Bruce Springsteen at the Fox Theater, Atlanta - 1/28/96

It is a tribute to the ability of an artist, particularly a pop/rock music performer, when the audience will sit and listen respectfully to material that is not considered the performer's"mainstream" material. In an evening of mutual communication, Bruce Springsteen stood alone with his guitars and harmonicas and firmly but gently guided the sold out Fox Theater through a two and one half hour set.

Relying on songs from his latest effort "The Ghost of Tom Joad", as well as expressing personal experiences between songs, Springsteen took the show through a myriad of of social and personal voyages designed to show the struggle and the humanity of individuals as those changes in their lives occur. Springsteen made several references to the effect that Steinbeck's "Grapes of Wrath" had upon him, as well as the John Huston film of the same name. Anchoring his work around such powerful and haunting images, Springsteen asked the audience through his work to examine the "real issues" within our own lives as affected by the issues that dominate our lives and the lives of others. Springsteen's intimacy with the crowd showed that he can make the difficult transformation from stadium rocker to a Woodie Guthrie folk/protest style of communication that keeps the rock and roll edge just beneath the surface without causing conflict and lends credibility to the material.

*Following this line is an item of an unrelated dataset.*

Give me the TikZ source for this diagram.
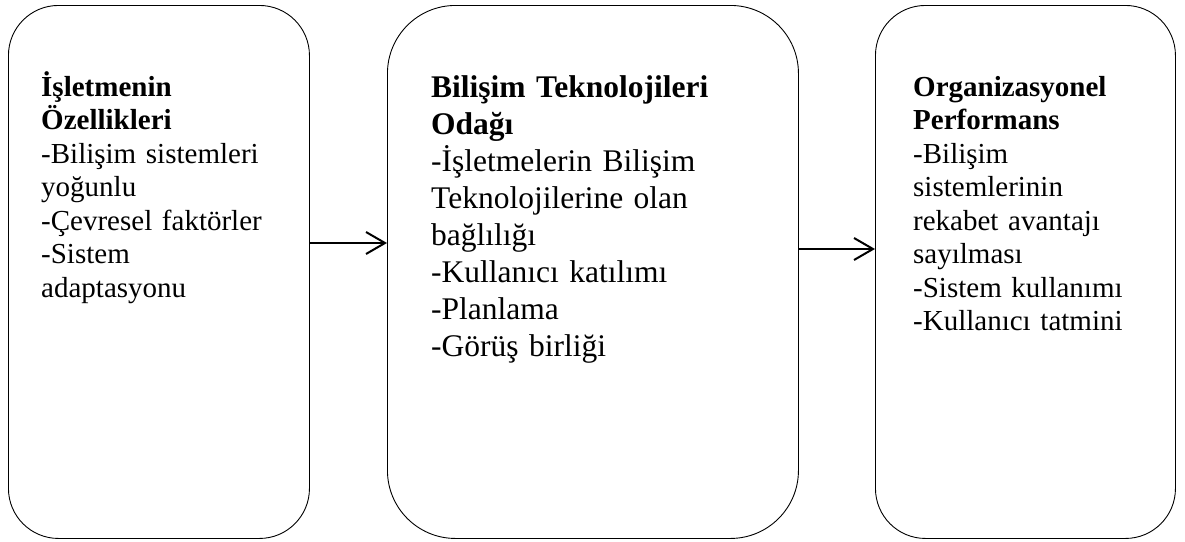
\documentclass[tikz,border=0pt]{standalone}
\usepackage{fontspec}
\setmainfont{Liberation Serif}
\usetikzlibrary{arrows.meta}
\begin{document}
\begin{tikzpicture}[x=1pt,y=-1pt,
  box/.style={draw, line width=0.9pt, rounded corners=#1, inner sep=0pt, anchor=north west},
  txt/.style={anchor=base west, inner sep=0pt, text width=#1, align=left, font=\fontsize{29pt}{33.5pt}\selectfont},
  bigtxt/.style={anchor=base west, inner sep=0pt, text width=#1, align=left, font=\fontsize{31.5pt}{37pt}\selectfont},
  arr/.style={line width=2pt, -{Straight Barb[length=19pt,width=22pt,line width=2pt]}}]
\useasboundingbox (0,0) rectangle (1185,541);
\node[box=50pt, minimum width=301pt, minimum height=533pt] (b1) at (8,5) {};
\node[box=68pt, minimum width=411pt, minimum height=533pt] (b2) at (387,5) {};
\node[box=50pt, minimum width=300pt, minimum height=533pt] (b3) at (875,5) {};
\node[txt=260pt] (t1) at (41,96) {\textbf{İşletmenin}\\\textbf{Özellikleri}\\-Bilişim sistemleri\\yoğunlu\\-Çevresel faktörler\\-Sistem\\adaptasyonu};
\node[bigtxt=360pt] (t2) at (431,97) {\textbf{Bilişim Teknolojileri}\\\textbf{Odağı}\\-İşletmelerin Bilişim\\Teknolojilerine olan\\bağlılığı\\-Kullanıcı katılımı\\-Planlama\\-Görüş birliği};
\node[txt=250pt] (t3) at (913,96) {\textbf{Organizasyonel}\\\textbf{Performans}\\-Bilişim\\sistemlerinin\\rekabet avantajı\\sayılması\\-Sistem kullanımı\\-Kullanıcı tatmini};
\draw[arr] (b1.east |- 0,243) -- (b2.west |- 0,243);
\draw[arr] (b2.east |- 0,249) -- (b3.west |- 0,249);
\end{tikzpicture}
\end{document}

As this evening was Superbowl Sunday, Springsteen had fun at the expense of the NFL by greeting the audience with "Welcome sports fans." "The revolution begins here. We'll try to do something really subversive here tonight." Reminding this reviewer that indeed some music and peaceful assembly is viewed as a threat by those with "good old American paranoia" as one of Sprinsteen's songs was introduced. Springsteen's ability to hold an audience was also reflected in his advice to the crowd on how to handle the members who insist on talking during the performance and shouting out song requests, "tell them gently and collectively to shut the fuck up", which made for some interesting volleys among audience members during the evening. Many in the audience of predominately "35 to 40 somethings", including this reviewer, wanted to hear his acoustic interpretations of some of his mainstream work and received "Adam Raised a Cain" and "Born in the U.S.A. as an appetizer, however, the main course was a presentation of material not written or performed with a stadium/arena in mind but rather an intimate, cerebral setting requiring more of the audience than just sitting, applauding, singing along, and howling for another encore.